The Michigan Center for the Environment &
Children's Health (MCECH - pronounced "M-Check") is one of 12
"Centers of Excellence for Children's Environmental Health" funded
by the National
Institute of Environmental Health Sciences (NIEHS) and the
U. S. Environmental
Protection Agency (EPA) for five years, beginning in the fall of
1998. MCECH is a community-based participatory research
initiative which is seeking to investigate the environmental,
pathophysiological and clinical mechanisms of childhood asthma and
to evaluate comprehensive community and household level
interventions aimed at reducing asthma-related environmental threats
to children, families and neighborhoods.
What are the aims of MCECH?
There are three projects of MCECH - two of which
have been integrated into one project called
Community Action Against Asthma (CAAA)
which is being implemented in the southwest and east sides of
Detroit, and one which is based at the University of Michigan School
of Medicine, Chemokines in the
Pathogenesis of Asthma. The three projects are engaged in
coordinated interdisciplinary research aimed at:
- increasing knowledge and behavior to reduce environmental
hazards in households and neighborhoods, thereby improving
asthma-related health status, through a community-based household
and neighborhood level intervention;
- examining the effects of daily and seasonal fluctuations in
indoor and outdoor ambient air quality on pulmonary function and
severity of asthma symptoms; and
- determining the effects of allergen-induced local, excessive
production of chemokines on redox status and innervation of the
bronchial tree.
How is MCECH unique?
- MCECH, following a set of
community-based participatory
research principles, equitably involves all partners in all
aspects of the research and intervention process and emphasizes
the local relevance of issues concerning children's environmental
health.
- MCECH's projects build upon the local
knowledge of community members, and the expertise from an
interdisciplinary team of researchers, in a collaborative effort
that is obtaining a better understanding of the indoor, outdoor
and psychosocial environmental triggers of childhood asthma, and
is implementing strategies to reduce those triggers.

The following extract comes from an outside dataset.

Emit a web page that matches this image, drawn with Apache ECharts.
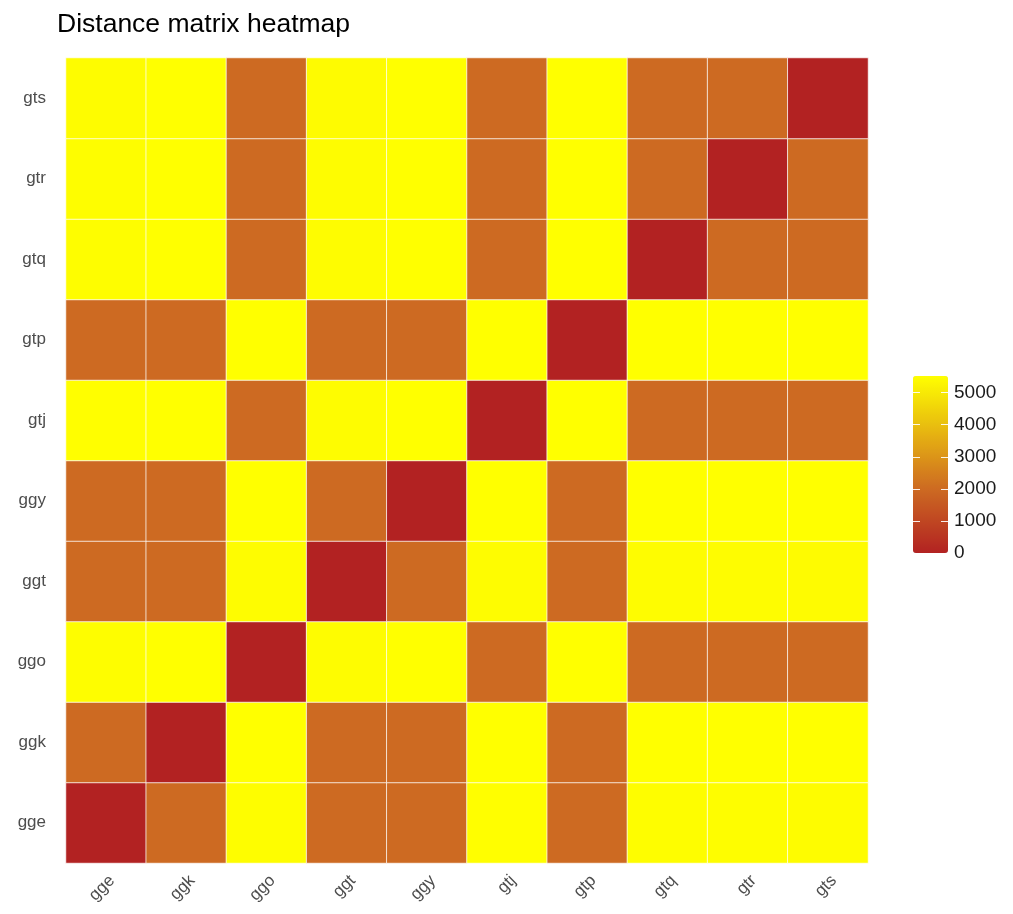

What are the benefits of MCECH?
The three projects of the Michigan Center for
the Environment and Children's Health will provide the following
benefits to the Detroit communities involved as well as to the
asthma research community:
- identification of previously undiagnosed asthmatic children;
- provision of household materials, such as vacuum cleaners and
clean bedding, aimed at reducing asthma triggers;
- education on potential asthma triggers and methods for
reducing those triggers;
- assistance to families for negotiation with landlords
regarding environmental factors in the home associated with
asthma;
- referrals to families with asthma for available and affordable
medical care;
- the collection of detailed multiple daily measures of ambient
and indoor air contaminants;
- identification of the underlying mechanisms of asthma and
potential targets for further intervention.